_DIRECTIONS_.
Skip the pictures and quote all of the lines exactly.

>> start

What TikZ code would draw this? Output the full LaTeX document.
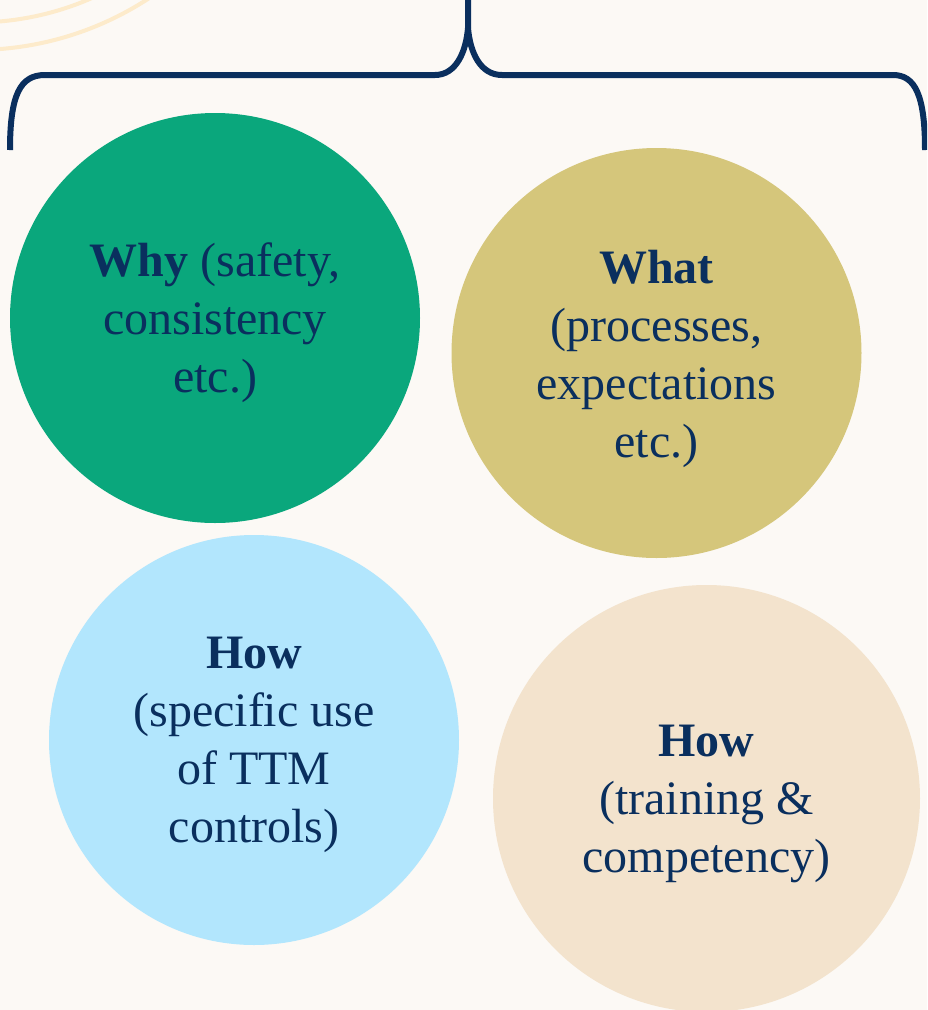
\documentclass[tikz,border=0pt]{standalone}
\usepackage{fontspec}
\setmainfont{Liberation Serif}
\definecolor{bgc}{HTML}{FCF9F5}
\definecolor{navy}{HTML}{0A2F5E}
\definecolor{arcc}{HTML}{FDEBCB}
\definecolor{greenc}{HTML}{0AA77C}
\definecolor{olivec}{HTML}{D5C67B}
\definecolor{bluec}{HTML}{B2E6FD}
\definecolor{beigec}{HTML}{F3E3CD}
\tikzset{
  bubble/.style={circle, draw=none, inner sep=0pt, minimum size=410pt},
  label text/.style={align=center, text=navy, inner sep=0pt, font=\fontsize{48}{58}\selectfont},
  bracestroke/.style={draw=navy, line width=6pt},
  faint arc/.style={draw=arcc, line width=4pt}
}
\begin{document}
\begin{tikzpicture}[x=1pt,y=-1pt]
\useasboundingbox (0,0) rectangle (927,1010);
\clip (0,0) rectangle (927,1010);
\fill[bgc] (0,0) rectangle (927,1010);
% faint decorative arcs
\coordinate (arccenter) at (-25,-268);
\draw[faint arc] (arccenter) circle[radius=290.5pt];
\draw[faint arc] (arccenter) circle[radius=318pt];
% brace
\coordinate (bl) at (10,150);
\coordinate (br) at (925,150);
\coordinate (tip) at (468,28);
\coordinate (top) at (468,-2);
\draw[bracestroke] (bl) .. controls (10,95) and (20,75) .. (45,75) -- (435,75)
   .. controls (456,75) and (466,52) .. (tip) -- (top);
\draw[bracestroke] (tip) .. controls (470,52) and (480,75) .. (502,75) -- (893,75)
   .. controls (915,75) and (925,95) .. (br);
% circles
\node[bubble, fill=greenc] (why) at (215,318) {};
\node[bubble, fill=olivec] (what) at (656.5,353) {};
\node[bubble, fill=bluec] (howa) at (254,740) {};
\node[bubble, fill=beigec, minimum size=427pt] (howb) at (706.5,798.5) {};
% texts
\node[label text] (whyt) at ([yshift=-5pt]why.center) {\textbf{Why} (safety,\\consistency\\etc.)};
\node[label text] (whatt) at ([yshift=-6pt]what.center) {\textbf{What}\\(processes,\\expectations\\etc.)};
\node[label text] (howat) at ([yshift=-5pt]howa.center) {\textbf{How}\\(specific use\\of TTM\\controls)};
\node[label text] (howbt) at ([yshift=-5.5pt]howb.center) {\textbf{How}\\(training \&\\competency)};
\end{tikzpicture}
\end{document}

>> end

_SOLUTION FOR THIS PROBLEM_.
What TikZ code would draw this? Output the full LaTeX document.
\documentclass[tikz,border=0pt]{standalone}
\usepackage{fontspec}
\setmainfont{Liberation Serif}
\definecolor{bgc}{HTML}{FCF9F5}
\definecolor{navy}{HTML}{0A2F5E}
\definecolor{arcc}{HTML}{FDEBCB}
\definecolor{greenc}{HTML}{0AA77C}
\definecolor{olivec}{HTML}{D5C67B}
\definecolor{bluec}{HTML}{B2E6FD}
\definecolor{beigec}{HTML}{F3E3CD}
\tikzset{
  bubble/.style={circle, draw=none, inner sep=0pt, minimum size=410pt},
  label text/.style={align=center, text=navy, inner sep=0pt, font=\fontsize{48}{58}\selectfont},
  bracestroke/.style={draw=navy, line width=6pt},
  faint arc/.style={draw=arcc, line width=4pt}
}
\begin{document}
\begin{tikzpicture}[x=1pt,y=-1pt]
\useasboundingbox (0,0) rectangle (927,1010);
\clip (0,0) rectangle (927,1010);
\fill[bgc] (0,0) rectangle (927,1010);
% faint decorative arcs
\coordinate (arccenter) at (-25,-268);
\draw[faint arc] (arccenter) circle[radius=290.5pt];
\draw[faint arc] (arccenter) circle[radius=318pt];
% brace
\coordinate (bl) at (10,150);
\coordinate (br) at (925,150);
\coordinate (tip) at (468,28);
\coordinate (top) at (468,-2);
\draw[bracestroke] (bl) .. controls (10,95) and (20,75) .. (45,75) -- (435,75)
   .. controls (456,75) and (466,52) .. (tip) -- (top);
\draw[bracestroke] (tip) .. controls (470,52) and (480,75) .. (502,75) -- (893,75)
   .. controls (915,75) and (925,95) .. (br);
% circles
\node[bubble, fill=greenc] (why) at (215,318) {};
\node[bubble, fill=olivec] (what) at (656.5,353) {};
\node[bubble, fill=bluec] (howa) at (254,740) {};
\node[bubble, fill=beigec, minimum size=427pt] (howb) at (706.5,798.5) {};
% texts
\node[label text] (whyt) at ([yshift=-5pt]why.center) {\textbf{Why} (safety,\\consistency\\etc.)};
\node[label text] (whatt) at ([yshift=-6pt]what.center) {\textbf{What}\\(processes,\\expectations\\etc.)};
\node[label text] (howat) at ([yshift=-5pt]howa.center) {\textbf{How}\\(specific use\\of TTM\\controls)};
\node[label text] (howbt) at ([yshift=-5.5pt]howb.center) {\textbf{How}\\(training \&\\competency)};
\end{tikzpicture}
\end{document}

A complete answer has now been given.